In fact, I think sometimes, she prefers it more. It’s easier on her swallow reflexes and it’s little to no chewing involved. BIG WIN for her! 🙂
Mom’s companion went away despite my protest and the knowledge that there might not be another Christmas for her. Well, if I’m right, it’s their Karma. I can’t make my mom’s companion see her as present or as a human being.
I mean, mom “might or might not” know it was Christmas. But, she is still a human being. And she still enjoys Christmas Music!
We didn’t have the dog with us, because mom’s companion took him to spite me. Eh, whatever. It wasn’t spiteful to me. I spent Christmas sick. So, it was actually okay with me. I didn’t have the energy to walk him.
For Christmas, I got my mom a neck pillow. She has a habit of sleeping in weird positions. So, I figured the pillow would help her keep her neck up and more aligned. She seems to really like it and didn’t mind it. So, that makes me happy.
My grandmother came and spent Christmas with us. She brought some food. So, I didn’t have to cook. Since I was sick, I appreciated that.

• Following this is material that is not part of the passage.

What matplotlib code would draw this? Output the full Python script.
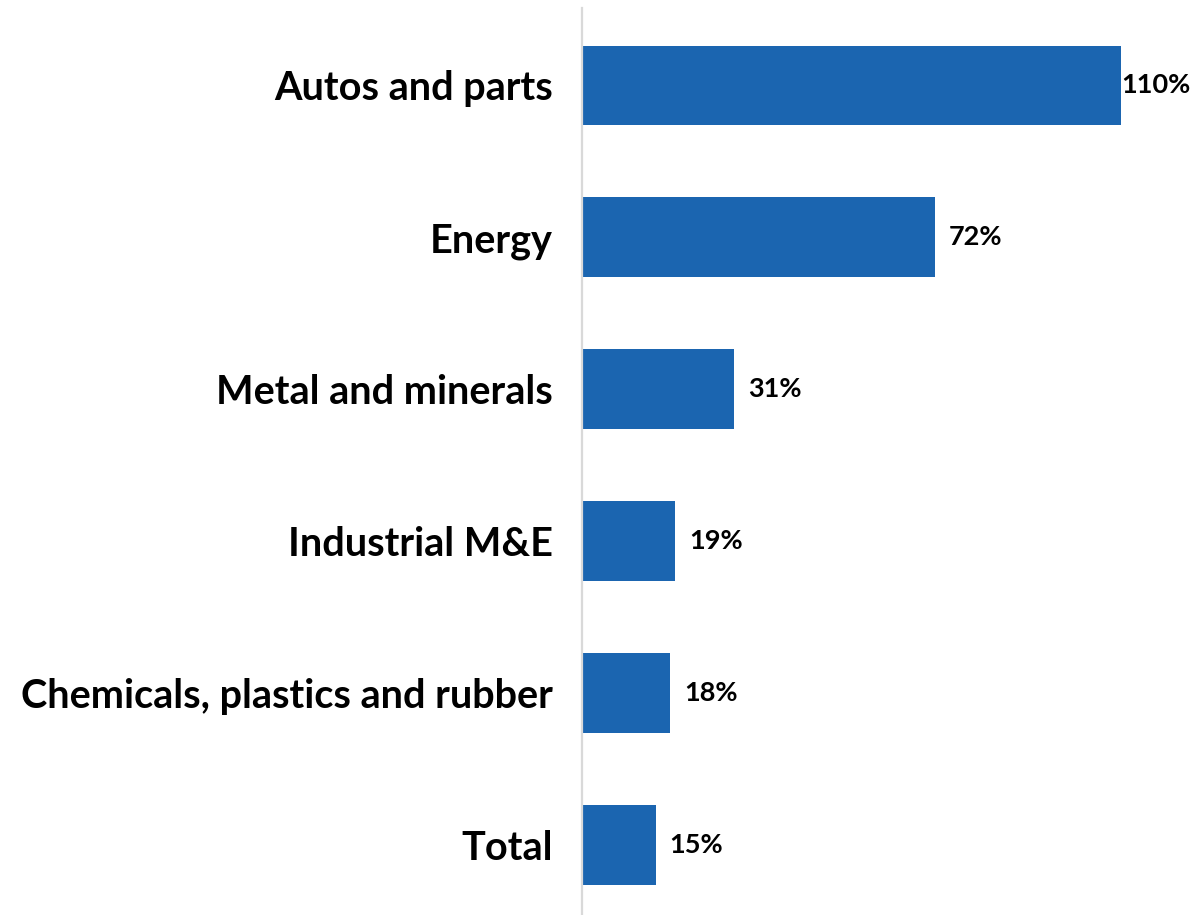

So, all in all, we didn’t do much. It was a nice quiet day at home and I got to spend much needed and desired quality time with my mom.
I’m hoping mom will still be here next Christmas and we won’t be in this house, so if she is here I can make her holiday really special. Because she deserves a special day. Not just Christmas day, but every day.
I don’t know what 2020 holds for us. I guess none of us do. But, all I want is for all of us is to be healthy and happy. I want to spend the time cherishing whatever moments I have left with mom. I know I will lose her one day. But, I’m not ready. Is anyone ever really ready to lose their loved ones though? You always want your mommy/daddy. Seems no matter how old I get, I’ll always need her.
On a happier note…
On Christmas Day, I was remembering Christmases past…
One particular happy memory I had actually took place on a several Christmas Eves…
See, my mom started this tradition with me when I was a little girl…Every Christmas Eve, while she was wrapping gifts, eating the treats and beer we left Santa, she would leave one of my gifts unwrapped and she would place it in the middle of my room, so if I woke up in the middle of the night, I would see it, right in front of me. One year, a really cute cabbage patch doll!
If I didn’t see the present until morning, I would wake up screaming and so excited, “MOMMY! LOOK AT WHAT SANTA LEFT ME!”, or, “Mommy! Mommy! Santa was here!”
Mom would look at my gift and say something like, “oh, that’s so nice!” And she would give me a huge hug and kiss. Then, we would go downstairs at 6 or 7am and open gifts.
That was always so special to me. It always made me feel like Santa had been there and loved me enough to leave something special unwrapped, just for me. And I looked for that every year. It’s special moments like that that stick with you.
Mom wasn’t perfect (no parent is). Mom wasn’t rich (not even close). But, she used what little she had to make Christmas Special and memorable for me. And I will always love and appreciate her for that!